Title: Two types of novel dipeptidyl aminopeptidases from Pseudomonas sp. strain WO24 Ogasawara W, Kobayashi G, Okada H, Morikawa Y Ref: Journal of Bacteriology, 178:6288, 1996 : PubMed
Two kinds of dipeptidyl aminopeptidase I (DAP I [cathepsin C])-like activities which hydrolyze Gly-Phe-p-nitroanilide (Gly-Phe-pNA) were detected in Pseudomonas sp. strain WO24. They were purified and characterized. The isolated enzymes, named DAP BII and DAP BIII, were revealed to be homogeneous by sodium dodecyl sulfate-polyacrylamide gel electrophoresis (SDS-PAGE) and isoelectric focusing. DAP BII was estimated to have a molecular mass of 150,000 Da by gel filtration and a subunit size of 73,000 Da by SDS-PAGE, indicating it to be a homodimer. The molecular mass of DAP BIII was evaluated to be approximately 60,000 Da by gel filtration and 69,000 Da by SDS-PAGE, indicating that it is monomeric. The isoelectric points of DAP BII and DAP BIII were 6.1 and 5.0, and their optimal pHs were 8.0 and 8.5 to 9.0, respectively. The result of peptide mapping for DAP BII and DAP BIII showed that these enzymes consist of different components. Both enzymes were completely inhibited by diisopropylphosphofluoride but not by general thiol inhibitors, indicating that they are serine proteases. DAP BII and DAP BIII hydrolyzed Gly-Phe-pNA but not Gly-Arg-pNA, both of which are model substrates for mammalian DAP I. Despite these shared activities toward DAP I, DAP BII released dipeptides from Ala-Ala-pNA and Lys-Ala-4-methylcoumarinamide (a substrate for DAP II), whereas DAP BIII did not hydrolyze either of these compounds and was presumed to prefer substrates composed of bulky, hydrophobic amino acids at P1 and P1' positions.

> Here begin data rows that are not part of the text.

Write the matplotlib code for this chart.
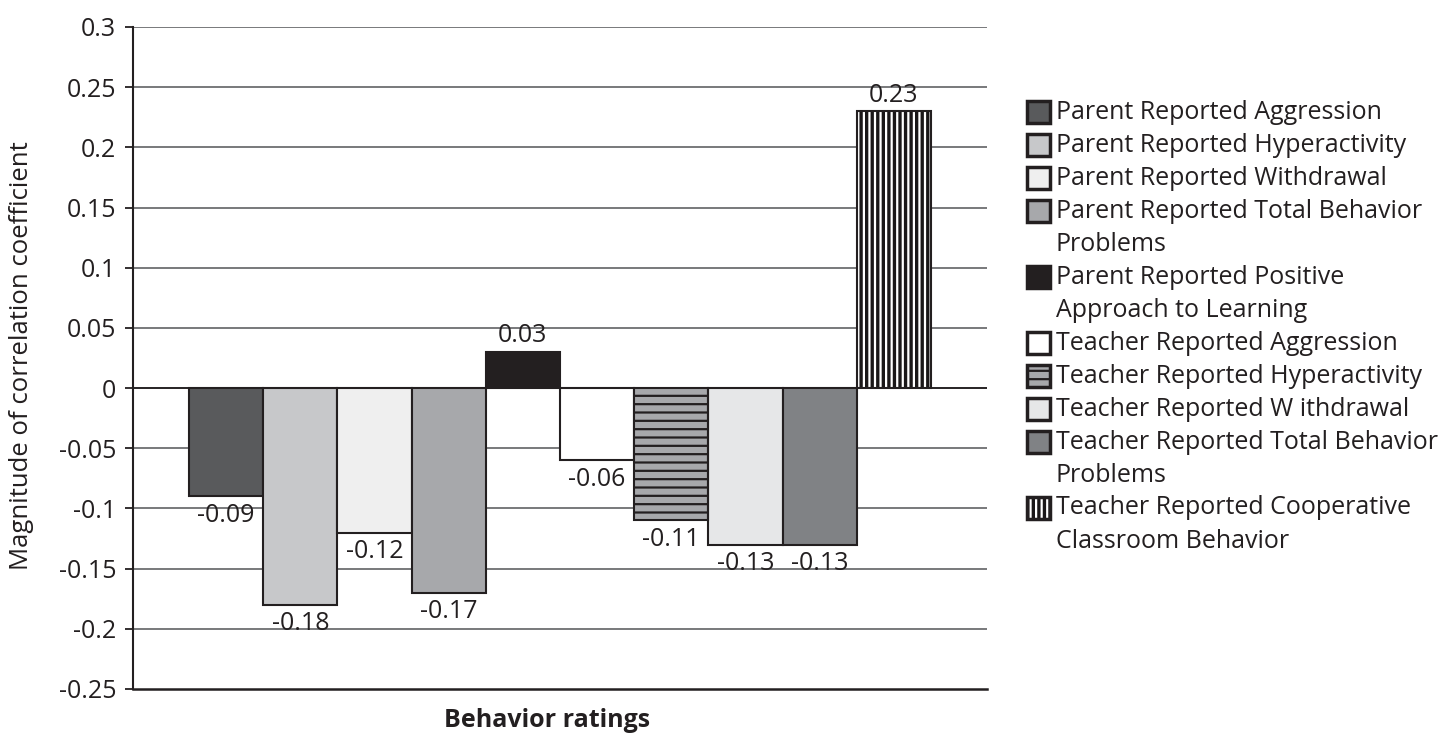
import numpy as np
import matplotlib.pyplot as plt
from matplotlib.patches import Rectangle

plt.rcParams['font.family'] = ['Open Sans', 'DejaVu Sans']
plt.rcParams['hatch.linewidth'] = 1.6

# data
labels = ['Parent Reported Aggression',
          'Parent Reported Hyperactivity',
          'Parent Reported Withdrawal',
          'Parent Reported Total Behavior\nProblems',
          'Parent Reported Positive\nApproach to Learning',
          'Teacher Reported Aggression',
          'Teacher Reported Hyperactivity',
          'Teacher Reported W ithdrawal',
          'Teacher Reported Total Behavior\nProblems',
          'Teacher Reported Cooperative\nClassroom Behavior']
values = [-0.09, -0.18, -0.12, -0.17, 0.03, -0.06, -0.11, -0.13, -0.13, 0.23]
value_text = ['-0.09', '-0.18', '-0.12', '-0.17', '0.03', '-0.06', '-0.11', '-0.13', '-0.13', '0.23']
colors = ['#595a5c', '#c7c8ca', '#efefef', '#a7a8ab', '#231f20',
          '#ffffff', '#a7a8ab', '#e6e7e8', '#808285', '#1a1718']
hatches = [None, None, None, None, None, None, '--', None, None, '|||']
hatch_col = [None, None, None, None, None, None, '#231f20', None, None, '#ffffff']

yticks = np.round(np.arange(-0.25, 0.301, 0.05), 2)
ytick_labels = ['-0.25', '-0.2', '-0.15', '-0.1', '-0.05', '0',
                '0.05', '0.1', '0.15', '0.2', '0.25', '0.3']

fig = plt.figure(figsize=(14.45, 7.35), dpi=100)
ax = fig.add_axes([133/1445, 46/735, 854/1445, 662/735])

x = np.arange(len(values))
for i in range(len(values)):
    if hatches[i]:
        ax.bar(x[i], values[i], width=1.0, color=colors[i], edgecolor=hatch_col[i],
               hatch=hatches[i], linewidth=0, zorder=3)
        ax.bar(x[i], values[i], width=1.0, fill=False, edgecolor='#231f20',
               linewidth=1.5, zorder=4)
    else:
        ax.bar(x[i], values[i], width=1.0, color=colors[i], edgecolor='#231f20',
               linewidth=1.5, zorder=3)
    off = -18.5 if values[i] < 0 else 7
    ax.annotate(value_text[i], (x[i], values[i]), xytext=(0, off),
                textcoords='offset points', ha='center', va='baseline',
                fontsize=18, color='#231f20', zorder=5)

ax.set_xlim(-0.5 - 0.755, 9.5 + 0.755)
ax.set_ylim(-0.25, 0.3)
ax.set_yticks(yticks)
ax.set_yticklabels(ytick_labels, fontsize=18, color='#231f20')
ax.set_xticks([])
for yy in yticks[1:]:
    ax.axhline(yy, color='#6d6e71', linewidth=1.3, zorder=1)
ax.axhline(0, color='#231f20', linewidth=1.3, zorder=2)
for s in ['top', 'right']:
    ax.spines[s].set_visible(False)
ax.spines['left'].set_linewidth(1.5)
ax.spines['bottom'].set_linewidth(1.8)
ax.spines['left'].set_color('#231f20')
ax.spines['bottom'].set_color('#231f20')
ax.tick_params(axis='y', length=6, width=1.3, color='#231f20', pad=6)

ax.set_ylabel('Magnitude of correlation coefficient', fontsize=18.5, color='#231f20')
ax.yaxis.set_label_coords(-(133 - 34)/854, (735 - 356 - 46)/662)
ax.set_xlabel('Behavior ratings', fontsize=18, fontweight='bold', color='#231f20')
ax.xaxis.set_label_coords((547 - 133)/854, -(708 - 689)/662)

# legend drawn in pixel coordinates
lax = fig.add_axes([0, 0, 1, 1])
lax.set_xlim(0, 1445)
lax.set_ylim(735, 0)
lax.axis('off')
row = 0
for i, lab in enumerate(labels):
    yc = 112 + 33 * row
    if hatches[i]:
        lax.add_patch(Rectangle((1027, yc - 11), 23, 22, facecolor=colors[i],
                                edgecolor=hatch_col[i], hatch=hatches[i], linewidth=0))
        lax.add_patch(Rectangle((1027, yc - 11), 23, 22, fill=False,
                                edgecolor='#231f20', linewidth=2.5))
    else:
        lax.add_patch(Rectangle((1027, yc - 11), 23, 22, facecolor=colors[i],
                                edgecolor='#231f20', linewidth=2.5))
    for line in lab.split('\n'):
        lax.text(1056, 112 + 33 * row, line, fontsize=18, va='center',
                 ha='left', color='#231f20')
        row += 1

fig.savefig('out.png', dpi=100)
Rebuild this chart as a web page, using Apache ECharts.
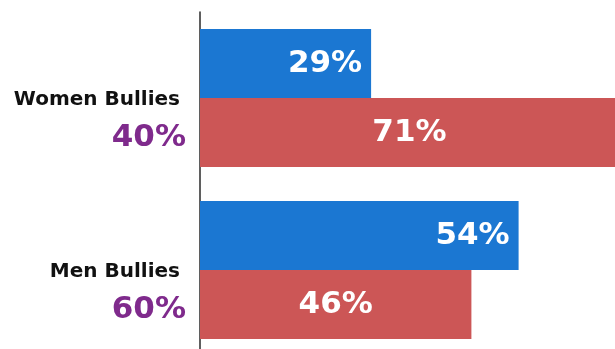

In addition, DAP BII showed no endopeptidase activity, whereas DAP BIII possessed the activity on N-terminally blocked peptide derivatives besides exopeptidase activity. Assays performed with bioactive peptides such as angiotensin I and neuromedin N as substrates indicate that DAP BII has a considerably broader substrate specificity than DAP BIII and is able to hydrolyze an X-Pro bond, an imido bond that few peptidases and no known DAPs can cleave. These characteristics, namely, substrate specificities, molecular mass, pI, peptide mapping, pH optimum, and effect of inhibitors, suggested that the two DAPs purified in this work are distinct enzymes and do not belong to any of the previously reported DAP classes.